Sunday, May 1, 2022

Amazon Takes On the National Labor Relations Board

After losing a union vote in New York, the company accuses the NLRB of bias

By Sean Higgins.

"Amazon is pushing back against the recent union election at its Staten Island facility in a novel way: by taking on the National Labor Relations Board itself, alleging that the NLRB behaved in ways showing bias in favor of the union. In the process, Amazon may force courts to clarify an important ambiguity in American labor law and make the NLRB, the agency charged with overseeing workplace elections, act more neutrally.

In the 25 official objections Amazon filed with the board, the company argues that the NLRB’s “interference and mismanagement” prevented “a free and fair election” at its Staten Island facility. Among other things, Amazon alleges that the board arbitrarily excluded some workers from the bargaining unit in which the union had to show 30% support to hold a vote.
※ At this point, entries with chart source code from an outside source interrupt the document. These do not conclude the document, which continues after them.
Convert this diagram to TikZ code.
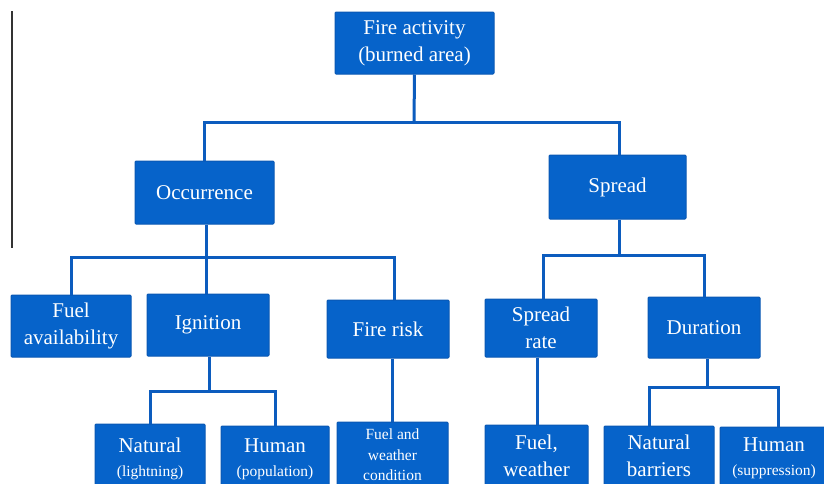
\documentclass[tikz,border=0pt]{standalone}
\usepackage{fontspec}
\setmainfont{Liberation Serif}
\newfontfamily\boxfont{Liberation Serif}
\definecolor{boxblue}{RGB}{6,99,202}
\definecolor{boxedge}{RGB}{10,88,180}
\definecolor{lineblue}{RGB}{12,92,190}
\begin{document}
\begin{tikzpicture}[x=1pt,y=-1pt,
  box/.style={draw=boxedge,line width=1pt,fill=boxblue,text=white,align=center,
    inner sep=0pt,font=\boxfont\fontsize{21}{27}\selectfont,rounded corners=1pt},
  conn/.style={draw=lineblue,line width=3pt}]
\clip (0,0) rectangle (824,483);
\fill[white] (0,0) rectangle (824,483);
\draw[black!80,line width=1.2pt] (12,11) -- (12,248);

\node[box,minimum width=159,minimum height=62] (top) at (414.5,43) {Fire activity\\(burned area)};
\node[box,minimum width=139,minimum height=63] (occ) at (204.5,192.5) {Occurrence};
\node[box,minimum width=137,minimum height=64] (spr) at (617.5,187) {Spread};

\node[box,minimum width=120,minimum height=62] (fuel) at (71,326) {Fuel\\availability};
\node[box,minimum width=122,minimum height=62] (ign) at (208,325) {Ignition};
\node[box,minimum width=122,minimum height=58] (risk) at (388,329) {Fire risk};
\node[box,minimum width=112,minimum height=58] (rate) at (541,328) {Spread\\rate};
\node[box,minimum width=112,minimum height=61] (dur) at (704,327.5) {Duration};

\node[box,minimum width=110,minimum height=70] (nat) at (150,459) {Natural\\[-3pt]{\fontsize{15.5}{18}\selectfont(lightning)}};
\node[box,minimum width=108,minimum height=66] (hum) at (275,459) {Human\\[-3pt]{\fontsize{15.5}{18}\selectfont(population)}};
\node[box,minimum width=111,minimum height=66,font=\boxfont\fontsize{15.5}{20.5}\selectfont] (fw) at (392.5,455) {Fuel and\\weather\\condition};
\node[box,minimum width=103,minimum height=62] (fw2) at (536.5,456) {Fuel,\\weather};
\node[box,minimum width=110,minimum height=60] (nb) at (659,456) {Natural\\barriers};
\node[box,minimum width=108,minimum height=62] (hs) at (774,458) {Human\\[-3pt]{\fontsize{15.5}{18}\selectfont(suppression)}};

% connectors
\coordinate (j1) at (414,122);
\draw[conn] (top.south) -- (j1);
\draw[conn] (j1) -| (occ.north);
\draw[conn] (j1) -| ([xshift=1.5]spr.north);

\coordinate (j2) at (206,257);
\draw[conn] (occ.south -| j2) -- (j2);
\draw[conn] (j2) -| (fuel.north);
\draw[conn] (j2) -- (ign.north -| j2);
\draw[conn] (j2) -| ([xshift=6]risk.north);

\coordinate (j3) at (619,255);
\draw[conn] ([xshift=1.5]spr.south) -- (j3);
\draw[conn] (j3) -| ([xshift=2]rate.north);
\draw[conn] (j3) -| (dur.north);

\coordinate (j4) at (209,391);
\draw[conn] (ign.south -| j4) -- (j4);
\draw[conn] (j4) -| (nat.north);
\draw[conn] (j4) -| (hum.north);

\draw[conn] ([xshift=4]risk.south) -- ([xshift=4]risk.south |- fw.north);
\draw[conn] ([xshift=-4]rate.south) -- ([xshift=-4]rate.south |- fw2.north);

\coordinate (j5) at (707,387);
\draw[conn] (dur.south -| j5) -- (j5);
\draw[conn] (j5) -| ([xshift=-10]nb.north);
\draw[conn] (j5) -| ([xshift=4]hs.north);
\end{tikzpicture}
\end{document}
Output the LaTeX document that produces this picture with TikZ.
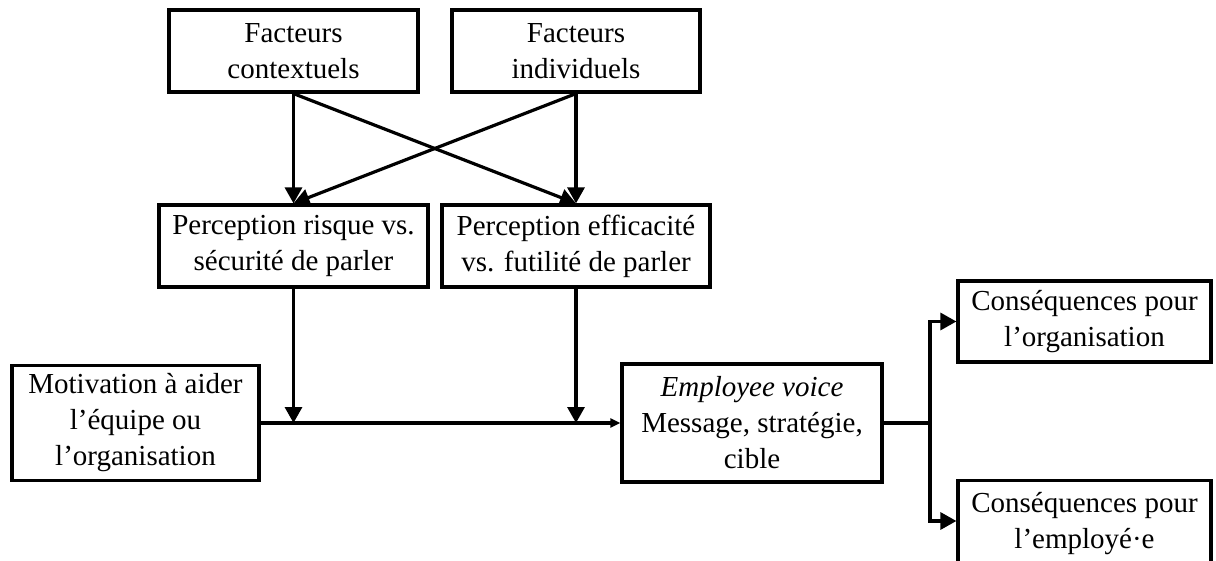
\documentclass[tikz,border=0pt]{standalone}
\usepackage{fontspec}
\setmainfont{Liberation Serif}
\usetikzlibrary{positioning, calc, arrows.meta}
\tikzstyle{Box} = [draw, line width=3.2pt, align=center, inner sep=0pt,
font=\fontsize{29}{36}\selectfont]
\tikzstyle{Arrow} = [line width=3.2pt, -{Triangle[length=16pt, width=17pt]}]
\tikzstyle{Thin} = [line width=3.2pt, -{Triangle[length=10pt, width=9pt]}]
\tikzstyle{Line} = [line width=3.2pt]

\begin{document}
\begin{tikzpicture}[x=1pt, y=-1pt]
    \useasboundingbox (0,0) rectangle (1216,561);
    \node [Box, minimum width=249pt, minimum height=82pt] (1) at (293.5,51) {Facteurs\\contextuels};
    \node [Box, minimum width=248pt, minimum height=82pt] (2) at (576,51) {Facteurs\\individuels};
    \node [Box, minimum width=269pt, minimum height=82pt] (3) at (293.5,246) {Perception risque vs.\\sécurité de parler};
    \node [Box, minimum width=268pt, minimum height=82pt] (4) at (576,246) {Perception efficacité\\vs. futilité de parler};
    \node [Box, minimum width=247pt, minimum height=115pt] (5) at (135.5,423) {Motivation à aider\\l’équipe ou\\l’organisation};
    \node [Box, minimum width=260pt, minimum height=118pt] (6) at (752,423) {\textit{Employee voice}\\Message, stratégie,\\cible};
    \node [Box, minimum width=253pt, minimum height=81pt] (7) at (1084.5,321.5) {Conséquences pour\\l’organisation};
    % bottom edge falls off the page
    \node [Box, minimum width=253pt, minimum height=86pt] (8) at (1084.5,523.5) {Conséquences pour\\l’employé·e};
    \coordinate (9) at (930,423);

    \draw[Arrow] (1.south)--(3.north);
    \draw[Arrow] (2.south)--(4.north);
    \draw[Arrow] (1.south)--(4.north);
    \draw[Arrow] (2.south)--(3.north);
    \draw[Thin] (5.east)--(6.west);
    \draw[Arrow] (3.south)--(3.south |- 5.east);
    \draw[Arrow] (4.south)--(4.south |- 5.east);
    \draw[Line] (6.east)--(9);
    \draw[Arrow] (9) |- (7.west);
    \draw[Arrow] (9) |- ([yshift=2.5pt]8.west);
\end{tikzpicture}
\end{document}
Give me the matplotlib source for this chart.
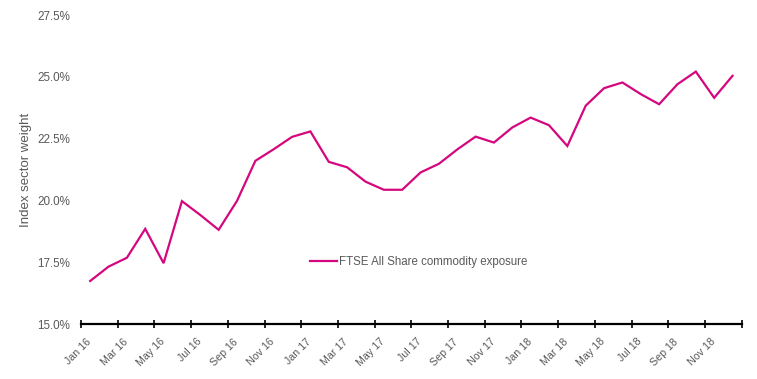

The company also alleges the NLRB let union representatives distribute marijuana to workers in exchange for votes and intimidate workers opposed to collective bargaining. (The union’s lawyer told the Associated Press that the intimidation allegation is “patently absurd” and handing out marijuana “is no different from distributing free T-shirts and it certainly did not act to interfere with the election.”)

Amazon also argues that the board deliberately timed an order that the company reinstate a fired worker to come out close to the vote to create the impression of retaliation against the union. The worker in question was a union advocate caught on film directing sexual slurs at a female co-worker while he protested outside the Amazon facility. The NLRB claimed that his behavior was protected because he was demonstrating; he testified that he was the injured party because the woman had shouted what he understood to be a racial slur at him: “Go Back to where you came from! Go Back to the Bronx.”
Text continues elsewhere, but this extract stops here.